Tuesday 6 May 2008

Llangollen

A recent visit to Llangollen in bright clear sunshine, chasing family stories. I parked in the town centre and tried to recreate foot journeys my mother and the family would have taken forty, fifty years ago. From the railway station I crossed the bridge and left the crowds behind, walking along the A5 and up Birch Hill to the old family house Pen y Bedw. It looks the same as ever, the dark paint still gently peeling, the glass still rippled and hand-blown. A solid, late Georgian house, heavy sash windows and a large front door. It looks to be better cared for than when we were last there a few years ago.
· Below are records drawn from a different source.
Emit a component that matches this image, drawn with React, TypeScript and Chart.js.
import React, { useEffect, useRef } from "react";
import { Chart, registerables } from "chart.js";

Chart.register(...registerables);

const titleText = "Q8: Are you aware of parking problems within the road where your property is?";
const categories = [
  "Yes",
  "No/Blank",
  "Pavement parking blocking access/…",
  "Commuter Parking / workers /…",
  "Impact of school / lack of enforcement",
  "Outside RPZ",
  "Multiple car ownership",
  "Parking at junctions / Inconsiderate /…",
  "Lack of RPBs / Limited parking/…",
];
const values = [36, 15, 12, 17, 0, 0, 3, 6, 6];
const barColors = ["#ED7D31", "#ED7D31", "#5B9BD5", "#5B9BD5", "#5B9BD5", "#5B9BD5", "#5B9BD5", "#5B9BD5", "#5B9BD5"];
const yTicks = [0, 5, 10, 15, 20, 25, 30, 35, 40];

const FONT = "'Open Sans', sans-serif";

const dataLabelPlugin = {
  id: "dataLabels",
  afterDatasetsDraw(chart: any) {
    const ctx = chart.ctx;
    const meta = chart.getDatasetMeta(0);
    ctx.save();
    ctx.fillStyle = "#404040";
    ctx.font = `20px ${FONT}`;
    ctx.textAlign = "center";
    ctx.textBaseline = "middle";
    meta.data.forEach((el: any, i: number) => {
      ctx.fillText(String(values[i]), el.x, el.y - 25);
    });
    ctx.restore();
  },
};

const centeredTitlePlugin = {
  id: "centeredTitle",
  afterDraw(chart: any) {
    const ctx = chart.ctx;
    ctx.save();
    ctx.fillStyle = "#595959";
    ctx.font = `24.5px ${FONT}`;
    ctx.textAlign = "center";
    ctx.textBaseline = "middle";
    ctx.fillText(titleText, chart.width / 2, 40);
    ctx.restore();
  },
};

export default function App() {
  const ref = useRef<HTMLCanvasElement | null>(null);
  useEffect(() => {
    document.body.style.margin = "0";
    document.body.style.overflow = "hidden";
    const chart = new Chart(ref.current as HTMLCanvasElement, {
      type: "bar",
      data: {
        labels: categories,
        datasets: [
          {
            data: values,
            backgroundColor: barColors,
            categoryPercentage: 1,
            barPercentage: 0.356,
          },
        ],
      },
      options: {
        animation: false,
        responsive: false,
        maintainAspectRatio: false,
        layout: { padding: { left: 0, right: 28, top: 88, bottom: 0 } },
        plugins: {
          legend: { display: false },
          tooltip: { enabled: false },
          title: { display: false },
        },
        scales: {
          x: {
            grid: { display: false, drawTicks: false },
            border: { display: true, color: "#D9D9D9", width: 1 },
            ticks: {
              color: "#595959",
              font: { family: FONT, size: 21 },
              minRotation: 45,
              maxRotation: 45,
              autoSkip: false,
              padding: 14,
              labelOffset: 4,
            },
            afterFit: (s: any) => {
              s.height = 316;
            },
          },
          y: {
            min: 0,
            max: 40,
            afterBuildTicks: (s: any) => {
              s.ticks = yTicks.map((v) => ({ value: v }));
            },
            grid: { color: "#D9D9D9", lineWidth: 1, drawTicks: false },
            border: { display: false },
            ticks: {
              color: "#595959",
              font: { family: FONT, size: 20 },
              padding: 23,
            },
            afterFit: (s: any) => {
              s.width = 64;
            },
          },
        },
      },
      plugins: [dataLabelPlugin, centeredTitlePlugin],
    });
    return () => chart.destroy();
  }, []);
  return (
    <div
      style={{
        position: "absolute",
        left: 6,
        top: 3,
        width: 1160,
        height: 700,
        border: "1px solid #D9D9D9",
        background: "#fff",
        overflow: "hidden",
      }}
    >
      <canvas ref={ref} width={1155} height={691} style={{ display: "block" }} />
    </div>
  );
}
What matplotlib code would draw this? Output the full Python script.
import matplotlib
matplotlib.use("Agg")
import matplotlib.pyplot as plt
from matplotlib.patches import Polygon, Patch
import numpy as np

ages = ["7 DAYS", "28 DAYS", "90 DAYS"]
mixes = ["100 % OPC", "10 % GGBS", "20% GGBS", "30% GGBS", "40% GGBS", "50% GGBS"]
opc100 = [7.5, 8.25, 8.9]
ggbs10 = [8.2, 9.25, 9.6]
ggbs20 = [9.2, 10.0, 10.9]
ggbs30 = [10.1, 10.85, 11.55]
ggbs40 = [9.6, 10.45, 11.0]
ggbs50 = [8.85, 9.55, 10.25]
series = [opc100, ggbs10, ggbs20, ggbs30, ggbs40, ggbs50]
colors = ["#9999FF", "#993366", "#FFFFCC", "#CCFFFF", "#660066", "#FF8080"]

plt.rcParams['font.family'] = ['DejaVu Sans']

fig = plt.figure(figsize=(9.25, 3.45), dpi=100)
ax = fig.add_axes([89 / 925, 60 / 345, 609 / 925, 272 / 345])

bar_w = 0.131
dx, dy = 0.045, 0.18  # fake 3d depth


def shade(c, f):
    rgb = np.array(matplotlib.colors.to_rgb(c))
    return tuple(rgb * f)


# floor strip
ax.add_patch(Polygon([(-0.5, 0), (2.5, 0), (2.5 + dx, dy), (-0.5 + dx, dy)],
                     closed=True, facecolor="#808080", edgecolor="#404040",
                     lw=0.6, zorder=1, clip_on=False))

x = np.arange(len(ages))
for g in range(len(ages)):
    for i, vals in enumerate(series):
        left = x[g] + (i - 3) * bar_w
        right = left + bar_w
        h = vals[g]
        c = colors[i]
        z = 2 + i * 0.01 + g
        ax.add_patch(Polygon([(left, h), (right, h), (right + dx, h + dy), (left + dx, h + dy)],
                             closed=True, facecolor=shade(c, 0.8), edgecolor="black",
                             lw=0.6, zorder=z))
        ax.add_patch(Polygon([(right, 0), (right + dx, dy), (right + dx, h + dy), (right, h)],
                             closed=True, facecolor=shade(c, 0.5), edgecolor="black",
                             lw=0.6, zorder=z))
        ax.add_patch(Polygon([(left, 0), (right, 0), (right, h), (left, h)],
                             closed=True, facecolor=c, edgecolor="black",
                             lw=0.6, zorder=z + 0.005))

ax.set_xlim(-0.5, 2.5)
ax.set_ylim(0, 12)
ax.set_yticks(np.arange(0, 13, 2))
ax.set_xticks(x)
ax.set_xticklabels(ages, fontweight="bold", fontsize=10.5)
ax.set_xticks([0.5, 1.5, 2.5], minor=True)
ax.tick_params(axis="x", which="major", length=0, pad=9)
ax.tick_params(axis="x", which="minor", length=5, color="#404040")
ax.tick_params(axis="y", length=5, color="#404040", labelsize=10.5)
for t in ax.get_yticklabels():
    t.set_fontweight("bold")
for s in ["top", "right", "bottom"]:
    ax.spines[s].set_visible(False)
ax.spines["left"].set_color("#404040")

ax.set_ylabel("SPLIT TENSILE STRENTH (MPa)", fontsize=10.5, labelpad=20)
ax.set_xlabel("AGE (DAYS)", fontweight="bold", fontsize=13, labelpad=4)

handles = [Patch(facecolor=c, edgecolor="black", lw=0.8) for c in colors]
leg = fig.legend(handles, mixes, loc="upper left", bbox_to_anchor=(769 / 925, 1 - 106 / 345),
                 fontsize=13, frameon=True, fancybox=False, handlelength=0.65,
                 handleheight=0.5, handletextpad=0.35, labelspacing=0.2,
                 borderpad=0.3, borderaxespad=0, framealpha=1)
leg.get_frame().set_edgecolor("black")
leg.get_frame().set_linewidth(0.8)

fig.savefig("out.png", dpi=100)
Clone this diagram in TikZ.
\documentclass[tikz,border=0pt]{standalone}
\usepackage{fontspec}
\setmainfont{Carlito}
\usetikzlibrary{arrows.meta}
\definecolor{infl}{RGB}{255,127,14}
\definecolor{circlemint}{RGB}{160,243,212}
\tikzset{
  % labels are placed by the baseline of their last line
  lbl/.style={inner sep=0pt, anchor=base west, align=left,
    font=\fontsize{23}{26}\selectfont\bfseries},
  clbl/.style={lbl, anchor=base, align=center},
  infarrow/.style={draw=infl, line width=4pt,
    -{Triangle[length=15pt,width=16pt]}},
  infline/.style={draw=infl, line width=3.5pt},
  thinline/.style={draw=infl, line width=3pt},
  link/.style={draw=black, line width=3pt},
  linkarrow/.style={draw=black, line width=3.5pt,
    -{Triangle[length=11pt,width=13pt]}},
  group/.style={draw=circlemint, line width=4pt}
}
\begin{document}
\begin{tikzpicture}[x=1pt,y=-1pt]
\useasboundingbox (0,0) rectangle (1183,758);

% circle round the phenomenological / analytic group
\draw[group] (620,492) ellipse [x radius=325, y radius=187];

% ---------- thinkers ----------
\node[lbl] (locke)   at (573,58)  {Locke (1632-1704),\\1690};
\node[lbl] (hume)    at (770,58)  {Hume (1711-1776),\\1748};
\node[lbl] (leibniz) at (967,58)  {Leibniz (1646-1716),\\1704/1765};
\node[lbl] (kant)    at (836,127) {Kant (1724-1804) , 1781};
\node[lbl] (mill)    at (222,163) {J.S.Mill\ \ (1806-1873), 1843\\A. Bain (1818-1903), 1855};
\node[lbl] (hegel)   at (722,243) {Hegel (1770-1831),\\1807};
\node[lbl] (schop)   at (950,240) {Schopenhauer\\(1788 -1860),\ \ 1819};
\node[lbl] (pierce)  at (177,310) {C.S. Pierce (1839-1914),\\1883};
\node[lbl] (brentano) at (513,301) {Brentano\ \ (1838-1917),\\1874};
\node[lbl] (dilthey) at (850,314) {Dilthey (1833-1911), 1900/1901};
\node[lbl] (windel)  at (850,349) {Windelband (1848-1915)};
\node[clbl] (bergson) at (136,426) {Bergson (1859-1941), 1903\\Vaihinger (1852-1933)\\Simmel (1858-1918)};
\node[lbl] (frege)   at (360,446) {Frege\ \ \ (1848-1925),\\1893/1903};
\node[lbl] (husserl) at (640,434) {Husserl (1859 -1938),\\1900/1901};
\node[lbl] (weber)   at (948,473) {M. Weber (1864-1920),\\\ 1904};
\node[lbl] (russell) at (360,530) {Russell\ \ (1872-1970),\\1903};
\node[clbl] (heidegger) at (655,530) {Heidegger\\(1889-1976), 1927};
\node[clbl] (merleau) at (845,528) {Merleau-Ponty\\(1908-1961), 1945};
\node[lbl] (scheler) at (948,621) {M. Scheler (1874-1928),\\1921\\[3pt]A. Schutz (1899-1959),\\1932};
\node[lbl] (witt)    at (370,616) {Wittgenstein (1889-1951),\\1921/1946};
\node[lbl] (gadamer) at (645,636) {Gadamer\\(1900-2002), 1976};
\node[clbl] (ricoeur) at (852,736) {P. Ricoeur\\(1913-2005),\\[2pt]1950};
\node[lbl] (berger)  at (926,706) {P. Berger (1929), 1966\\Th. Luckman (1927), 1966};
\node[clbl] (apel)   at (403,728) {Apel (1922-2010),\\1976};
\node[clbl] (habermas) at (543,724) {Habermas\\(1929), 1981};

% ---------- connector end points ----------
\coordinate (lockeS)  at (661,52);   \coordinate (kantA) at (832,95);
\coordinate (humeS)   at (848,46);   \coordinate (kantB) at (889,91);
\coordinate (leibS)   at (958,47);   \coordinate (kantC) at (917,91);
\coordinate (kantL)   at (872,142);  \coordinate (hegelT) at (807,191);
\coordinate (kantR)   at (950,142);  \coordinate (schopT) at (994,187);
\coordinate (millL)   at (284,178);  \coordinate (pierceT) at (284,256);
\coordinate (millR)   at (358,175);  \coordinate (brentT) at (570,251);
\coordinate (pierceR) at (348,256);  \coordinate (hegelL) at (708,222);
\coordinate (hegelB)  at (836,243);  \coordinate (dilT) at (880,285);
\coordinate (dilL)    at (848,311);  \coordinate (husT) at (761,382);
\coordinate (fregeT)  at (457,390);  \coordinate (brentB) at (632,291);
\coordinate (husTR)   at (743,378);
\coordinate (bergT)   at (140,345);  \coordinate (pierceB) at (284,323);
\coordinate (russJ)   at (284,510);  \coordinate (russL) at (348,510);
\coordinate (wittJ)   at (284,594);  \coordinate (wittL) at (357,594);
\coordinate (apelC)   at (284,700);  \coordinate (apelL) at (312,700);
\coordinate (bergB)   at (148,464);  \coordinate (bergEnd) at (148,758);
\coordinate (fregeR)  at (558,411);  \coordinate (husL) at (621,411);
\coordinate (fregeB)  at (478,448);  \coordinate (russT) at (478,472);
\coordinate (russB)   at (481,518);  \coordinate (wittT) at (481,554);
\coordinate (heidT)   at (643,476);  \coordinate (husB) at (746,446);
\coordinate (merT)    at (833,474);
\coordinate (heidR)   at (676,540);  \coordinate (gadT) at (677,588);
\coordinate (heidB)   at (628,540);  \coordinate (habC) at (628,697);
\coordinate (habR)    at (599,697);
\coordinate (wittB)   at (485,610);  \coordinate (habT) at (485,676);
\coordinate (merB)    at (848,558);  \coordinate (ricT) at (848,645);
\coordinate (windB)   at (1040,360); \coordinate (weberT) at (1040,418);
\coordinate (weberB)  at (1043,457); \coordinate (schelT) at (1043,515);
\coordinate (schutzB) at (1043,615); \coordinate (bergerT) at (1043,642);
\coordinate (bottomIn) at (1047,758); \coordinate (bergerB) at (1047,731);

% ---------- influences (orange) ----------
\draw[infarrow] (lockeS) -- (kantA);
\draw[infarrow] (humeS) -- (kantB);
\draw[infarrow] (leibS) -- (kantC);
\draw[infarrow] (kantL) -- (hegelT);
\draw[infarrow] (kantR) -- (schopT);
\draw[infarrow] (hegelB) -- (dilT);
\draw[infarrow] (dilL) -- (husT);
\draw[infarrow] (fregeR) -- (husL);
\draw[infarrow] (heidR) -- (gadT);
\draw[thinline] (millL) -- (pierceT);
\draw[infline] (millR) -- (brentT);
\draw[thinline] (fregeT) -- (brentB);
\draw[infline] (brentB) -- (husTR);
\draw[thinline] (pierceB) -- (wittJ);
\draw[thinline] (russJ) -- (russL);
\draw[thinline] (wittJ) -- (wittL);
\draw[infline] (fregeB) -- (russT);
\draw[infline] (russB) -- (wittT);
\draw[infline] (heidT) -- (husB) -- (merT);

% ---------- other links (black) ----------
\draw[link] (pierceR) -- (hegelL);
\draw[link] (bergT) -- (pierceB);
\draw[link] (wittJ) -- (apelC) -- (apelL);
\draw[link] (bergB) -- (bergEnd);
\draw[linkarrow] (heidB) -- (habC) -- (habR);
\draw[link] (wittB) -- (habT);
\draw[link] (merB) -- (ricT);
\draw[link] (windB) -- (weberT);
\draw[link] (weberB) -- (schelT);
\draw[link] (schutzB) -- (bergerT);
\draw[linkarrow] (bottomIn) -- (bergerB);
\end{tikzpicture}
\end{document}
The family sold it when Arthur died in 1995 but it is strange the hold, the pull, that old houses have on me. I tried to find a road or footpath to the cemetery on Fron Bache, but I was deflected by a stream and so I walked up from the A5. The road to Plas Newydd was busy but once away from it there was nobody about. I waved at an old woman potting some tomatoes and was goggled at by some young people - it was probably the shears - but apart from that I saw nobody. The cemetery is one of the most peaceful, beautiful places I know, reminding me of Shelley 'it might make one in love with death to be buried in so sweet a place'. I tidied the grave - which was full of dandelions and primulas and tiny yellow and white flowers - and had my lunch watching the clouds on the Velvet Mountains, the patterns of light and shade drifting across the hillsides. Buzzards high above me, crows in abundance, tiny figures climbing Castell Dinas Bran in the sunshine. A soft, gentle day, rare solitude, the richness of everyday history.